The quality of a time-division-duplex wireless communication system is greatly influenced by a radio frequency (RF) switch. In order to compensate for the undesirable characteristics of the switch (e.g. the on-state resistance and off-state capacitance), prior art adopts a parallel-resonator configuration to enable resonant of inductance and parasitic capacitance, as disclosed in, for example, “A high performance V-band monolithic FET transmit-receive switch” in 1988 IEEE Microwave and Millimeter-wave Monolithic Circuits Symp. Dig., New York, N.Y./USA, June 1988, pp. 99-101; “W-band SPST transistor switches”, IEEE Microwave and Guided Wave Lett., vol. 6, pp. 315-316, September 1996; “A sub-nanosecond resonant-type monolithic T/R switch for millimeter-wave systems applications”, IEEE Trans. On Microwave Theory and Tech., vol. 46, no. 7, pp. 1016-1019, July 1998; and U.S. Pat. No. 7,239,858, entitled “Integrated Switching Device For Routing Radio Frequency Signals”, or adopts an impedance transformation network to switch the resistance and capacitance of the switch, as disclosed in, for example, “Millimeter-wave MMIC single-pole-double-throw passive HEMT switches using impedance transformation networks”, IEEE Trans. Microwave Theory Tech., vol. 51, pp. 1076-1085, April 2003; and U.S. Pat. No. 6,801,108, entitled “A Millimeter-wave Switch Using Impedance Transformation Networks”. However, the above conventional techniques can only compensate for the resistance and capacitance of particular frequencies, but they fail to consider the frequency response of the overall system.

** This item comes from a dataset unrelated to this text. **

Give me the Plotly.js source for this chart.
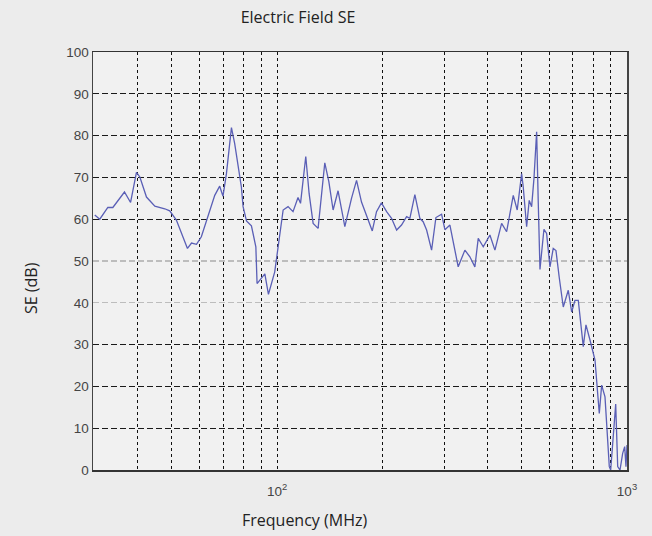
<!DOCTYPE html>
<html>
<head>
<meta charset="utf-8">
<script src="https://cdn.plot.ly/plotly-3.0.1.min.js"></script>
<style>html,body{margin:0;padding:0;background:#ececec;}#chart{width:652px;height:536px;}</style>
</head>
<body>
<div id="chart"></div>
<script>
// Frequency (MHz) and shielding effectiveness (dB)
const freqMHz = [30.1, 31.1, 32.8, 33.9, 36.6, 38.1, 39.6, 40.5, 42.3, 44.7, 47.7, 49.3, 51.5, 55.4, 56.9, 58.8,
  60.7, 63.4, 66.3, 68.5, 70.0, 71.6, 74.0, 75.6, 79.0, 79.9, 81.7, 84.4, 86.9, 87.6, 89.8, 92.2, 94.4, 98.4,
  104, 107.4, 111, 114.7, 116.6, 120.7, 123.4, 126.7, 130.9, 136.8, 140.5, 144.5, 149.3, 156.1, 163.1, 168.6,
  174.2, 180.1, 187, 192.3, 198.6, 205.5, 212.3, 219.5, 226.7, 234.4, 239.5, 247.5, 255.8, 261.4, 267.4, 276.3,
  284.3, 295.1, 301.6, 311.7, 329.2, 344, 355.5, 367.4, 375.6, 388.2, 405.6, 419.2, 438.1, 452.8, 473, 485.5,
  499.8, 505.1, 516.5, 525.4, 533.8, 542, 551.7, 557.6, 563.9, 578.9, 589.2, 591.6, 602.3, 615.4, 626.5, 640.3,
  650.4, 657.4, 679.4, 694.7, 710, 725.6, 749.9, 763.3, 783.8, 810, 833.3, 846.4, 865.2, 890, 898.2, 913.7,
  928.3, 940.6, 955, 971.9, 984.9, 993.3, 1000];
const seDb = [61, 60, 62.8, 62.8, 66.5, 64, 71.2, 70.1, 65.3, 63.1, 62.5, 62, 59.8, 53, 54.3, 54,
  55.8, 60.7, 65.7, 67.9, 65.5, 70.9, 81.9, 78.1, 67.7, 63, 59.6, 58.4, 53.4, 44.6, 45.6, 46.9, 42, 47.4,
  62.2, 63, 61.8, 65.2, 63.8, 75, 66.1, 59, 57.8, 73.5, 69, 62.2, 66.8, 58.2, 65, 69.3,
  64.1, 61, 57.2, 61.8, 63.9, 61.8, 60.2, 57.4, 58.6, 60.6, 60.2, 65.9, 60.2, 59.4, 57.4, 52.6,
  60.4, 61.2, 57.5, 58.6, 48.6, 52.6, 51, 48.6, 55.4, 53.4, 56.2, 52.6, 59, 57, 65.7, 62.2,
  70.9, 67.7, 58.2, 64.5, 63, 69.7, 80.9, 64, 48, 57.6, 56.6, 55, 48.6, 53, 52.5, 46,
  41.5, 39, 43, 37.8, 40.6, 40.6, 29.5, 34.7, 31.1, 26.3, 13.5, 20.3, 17.5, 0.8, 0, 8.8,
  15.8, 0.8, 0, 4, 5.6, 0.8, 6];

const yTicks = [0, 10, 20, 30, 40, 50, 60, 70, 80, 90, 100];
const yDarkGrid = [10, 20, 30, 60, 70, 80, 90];
const yLightGrid = [40, 50];
const xTickVals = [100, 1000];
const xTickText = ['10<sup>2</sup>', '10<sup>3</sup>'];
const xGrid = [40, 50, 60, 70, 80, 90, 100, 200, 300, 400, 500, 600, 700, 800, 900];

const traces = [
  {x: freqMHz, y: seDb, type: 'scatter', mode: 'lines',
   line: {color: '#5a5fb6', width: 1.3}, showlegend: false, hoverinfo: 'x+y'},
  {x: [], y: [], type: 'scatter', mode: 'lines', yaxis: 'y2', showlegend: false, hoverinfo: 'skip'}
];

const tickFont = {family: 'Liberation Sans, Arial, sans-serif', size: 13.5, color: '#444'};
const textFont = {family: 'Open Sans, sans-serif', size: 16, color: '#222'};
const layout = {
  width: 652, height: 536,
  margin: {l: 93, r: 25, t: 52, b: 66},
  paper_bgcolor: '#ececec',
  plot_bgcolor: '#f1f1f1',
  title: {text: 'Electric Field SE', x: 298 / 652, xref: 'container', xanchor: 'center',
          y: 1 - 17 / 536, yref: 'container', yanchor: 'middle', font: textFont},
  xaxis: {
    type: 'log', range: [Math.log10(29.75), 3],
    tickmode: 'array', tickvals: xTickVals, ticktext: xTickText,
    tickfont: tickFont, ticks: '', ticklabelstandoff: 8, showgrid: false, zeroline: false,
    showline: true, linecolor: '#333', linewidth: 1.5, mirror: true,
    minor: {tickmode: 'array', tickvals: xGrid, showgrid: true, gridcolor: '#111',
            griddash: '3px,3px', gridwidth: 1, ticks: ''}
  },
  yaxis: {
    range: [0, 100], tickmode: 'array', tickvals: yTicks,
    tickfont: tickFont, ticks: '', showgrid: false, zeroline: false,
    showline: true, linecolor: '#444', linewidth: 1.5, mirror: true,
    minor: {tickmode: 'array', tickvals: yDarkGrid, showgrid: true, gridcolor: '#1a1a1a',
            griddash: '6px,3px', gridwidth: 1.3, ticks: ''}
  },
  yaxis2: {
    overlaying: 'y', range: [0, 100], tickmode: 'array', tickvals: yLightGrid,
    showticklabels: false, ticks: '', showgrid: true, gridcolor: '#bdbdbd',
    griddash: '6px,3px', gridwidth: 1.2, zeroline: false, showline: false
  },
  annotations: [
    {text: 'Frequency (MHz)', xref: 'paper', yref: 'paper', x: (304 - 93) / 534, y: -(520 - 470) / 418,
     xanchor: 'center', yanchor: 'middle', showarrow: false, font: textFont},
    {text: 'SE (dB)', xref: 'paper', yref: 'paper', x: -(93 - 31) / 534, y: (470 - 288) / 418,
     xanchor: 'center', yanchor: 'middle', textangle: -90, showarrow: false, font: textFont}
  ]
};

Plotly.newPlot('chart', traces, layout, {displayModeBar: false, staticPlot: true});
</script>
</body>
</html>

In “Millimeter-wave MMIC passive HEMT switches using traveling-wave concept” (referring to IEEE Trans. Microwave Theory and Tech., vol. 52, no. 8, pp. 1798-1808, August 2004), a traveling-wave switch configuration is proposed, which integrates additional inductance into an artificial transmission line. This configuration allows integration of the undesirable characteristics into the transmission line, and thus the switch may have a wideband frequency response and good switching characteristics.

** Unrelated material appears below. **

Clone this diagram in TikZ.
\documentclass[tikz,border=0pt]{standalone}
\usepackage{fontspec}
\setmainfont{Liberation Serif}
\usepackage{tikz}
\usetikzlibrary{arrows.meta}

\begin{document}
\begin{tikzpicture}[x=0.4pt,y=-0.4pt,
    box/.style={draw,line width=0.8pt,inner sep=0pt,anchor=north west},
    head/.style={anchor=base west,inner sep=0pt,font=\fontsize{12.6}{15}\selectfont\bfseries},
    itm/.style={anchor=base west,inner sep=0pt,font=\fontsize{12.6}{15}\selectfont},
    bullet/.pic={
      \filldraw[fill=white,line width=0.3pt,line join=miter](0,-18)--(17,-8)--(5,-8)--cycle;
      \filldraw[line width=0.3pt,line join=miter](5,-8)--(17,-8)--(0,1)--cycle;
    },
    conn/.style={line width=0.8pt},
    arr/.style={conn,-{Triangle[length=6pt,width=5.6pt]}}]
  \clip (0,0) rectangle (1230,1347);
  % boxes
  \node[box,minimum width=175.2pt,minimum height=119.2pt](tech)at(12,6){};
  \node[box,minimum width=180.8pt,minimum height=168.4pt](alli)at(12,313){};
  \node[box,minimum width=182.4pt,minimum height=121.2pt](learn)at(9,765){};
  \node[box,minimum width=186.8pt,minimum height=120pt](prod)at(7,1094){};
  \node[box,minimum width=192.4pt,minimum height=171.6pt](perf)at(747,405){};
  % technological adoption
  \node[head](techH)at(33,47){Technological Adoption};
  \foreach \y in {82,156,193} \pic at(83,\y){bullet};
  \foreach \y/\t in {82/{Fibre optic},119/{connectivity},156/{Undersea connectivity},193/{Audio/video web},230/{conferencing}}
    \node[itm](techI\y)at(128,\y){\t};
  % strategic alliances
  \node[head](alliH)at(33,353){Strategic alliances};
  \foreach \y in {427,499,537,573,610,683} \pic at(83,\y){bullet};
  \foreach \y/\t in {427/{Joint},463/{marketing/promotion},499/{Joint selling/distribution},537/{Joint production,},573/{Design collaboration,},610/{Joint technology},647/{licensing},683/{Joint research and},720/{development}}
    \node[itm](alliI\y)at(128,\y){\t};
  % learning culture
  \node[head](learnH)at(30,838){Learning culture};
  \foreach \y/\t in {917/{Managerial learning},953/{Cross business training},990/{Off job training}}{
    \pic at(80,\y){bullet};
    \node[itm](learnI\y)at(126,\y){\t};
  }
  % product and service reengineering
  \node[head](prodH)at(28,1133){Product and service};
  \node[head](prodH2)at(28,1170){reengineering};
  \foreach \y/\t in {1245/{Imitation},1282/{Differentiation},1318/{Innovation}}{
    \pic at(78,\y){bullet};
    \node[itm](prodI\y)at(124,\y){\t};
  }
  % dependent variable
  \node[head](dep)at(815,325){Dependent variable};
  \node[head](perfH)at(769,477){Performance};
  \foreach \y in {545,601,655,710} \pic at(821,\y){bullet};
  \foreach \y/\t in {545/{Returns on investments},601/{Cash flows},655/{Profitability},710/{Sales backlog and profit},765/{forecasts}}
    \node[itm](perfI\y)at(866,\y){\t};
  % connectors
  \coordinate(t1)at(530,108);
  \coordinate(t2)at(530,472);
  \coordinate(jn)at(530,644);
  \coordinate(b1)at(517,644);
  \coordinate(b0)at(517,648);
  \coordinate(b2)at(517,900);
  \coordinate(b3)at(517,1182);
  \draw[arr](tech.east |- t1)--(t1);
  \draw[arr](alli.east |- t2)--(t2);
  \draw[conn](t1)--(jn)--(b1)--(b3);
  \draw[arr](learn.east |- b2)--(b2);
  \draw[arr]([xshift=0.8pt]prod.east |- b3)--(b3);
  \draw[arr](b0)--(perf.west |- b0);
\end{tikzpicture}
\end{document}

Since the undesirable characteristics of the switch are equivalent to lumped elements, U.S. Pat. No. 7,106,146 (entitled “RF Switch”) performs effective impedance matching with these equivalent lumped elements. Accordingly, other techniques have been proposed to replace the elements in a filter with switching elements, so that the filter may assume the characteristic of a single-pole-single-throw switch, as can be found in, for example, “Theoretical and Experimental Investigation of Novel Varactor-Tuned Switchable Microstrip Ring Resonator Circuits”, IEEE Trans. Microwave Theory and Tech., vol. 36, no. 12, December 1988, pp. 1733-1739; “A band-pass filter-integrated switch using field-effect transistors and its power analysis”, in 2006 IEEE MTT-S Int. Microwave Symp. Dig., San Francisco, Calif./USA, 2006; and “New millimeter-wave MMIC switch design using the image-filter synthesis method”, IEEE Microwave and Wireless Component Lett., vol. 14, pp. 103-105, March 2004.

For example, in the above prior art, “A band-pass filter-integrated switch using field-effect transistors and its power analysis”, a quarter-wavelength impedance transformer 12 is used to integrate two single-pole-single-throw traveling-wave switches 14 and 16 into a single-pole-double-throw switch 10, as shown in FIG. 1. Similar integration can be applied to single-pole-five-throw switches, for example, in U.S. Pat. No. 7,106,146, entitled “High Frequency Switch”. However, as limited by the quarter-wavelength impedance transformer 12, the frequency response of the single-pole-double-throw switch 10 cannot be synthesized. This is because the single-pole-double-throw switch 10 must include two single-pole-single-throw switches 14 and 16, and the impedances and frequency responses of the two single-pole-single-throw switches 14 and 16 may affect each other. The impedance transformer 12 may alleviate this influence. Nonetheless, the frequency response of the impedance transformer 12 itself may still influence the frequency responses of the single-pole-single-throw switches 14 and 16. Therefore, the filter function cannot be effectively integrated into the single-pole-double-throw switch 10.

In light of foregoing drawbacks, an objective of the present invention is to provide a single-pole-double-throw switch integrated with a bandpass filtering function, which integrates the bandpass filtering function into the switch by taking advantage of the undesirable characteristics of the switch.

In accordance with the above and other objectives, the present invention provides a single-pole-double-throw switch integrated with a bandpass filtering function, comprising: a first transmission line; a second transmission line with a first end being coupled to a second end of the first transmission line; a third transmission line with a first end being coupled to a second end of the second transmission line; a fourth transmission line with a first end being coupled to a second end of the third transmission line; a first resonator with a first end being coupled to a first end of the first transmission line and an opposing second end being grounded; a first transistor having a drain being coupled to the first end of the first transmission line, a source being grounded, and a gate for receiving a first selection signal; a second resonator with a first end being coupled to the second end of the first transmission line and an opposing second end being grounded; a second transistor having a drain being coupled to the second end of the first transmission line, a source being grounded, and a gate for receiving the first selection signal; a third resonator with a first end being coupled to the first end of the fourth transmission line and an opposing second end being grounded; a third transistor having a drain being coupled to the first end of the fourth transmission line, a source being grounded, and a gate for receiving a second selection signal; a fourth resonator with a first end being coupled to a second end of the fourth transmission line and an opposing second end being grounded; a fourth transistor having a drain being coupled to the second end of the fourth transmission line, a source being grounded, and a gate for receiving the second selection signal; and a fifth resonator with a first end being coupled to the second end of the second transmission line and an opposing second end being grounded, wherein the first transmission line, the second transmission line, the third transmission line and the fourth transmission line are of length equal to a quarter of a wavelength of the RF signals.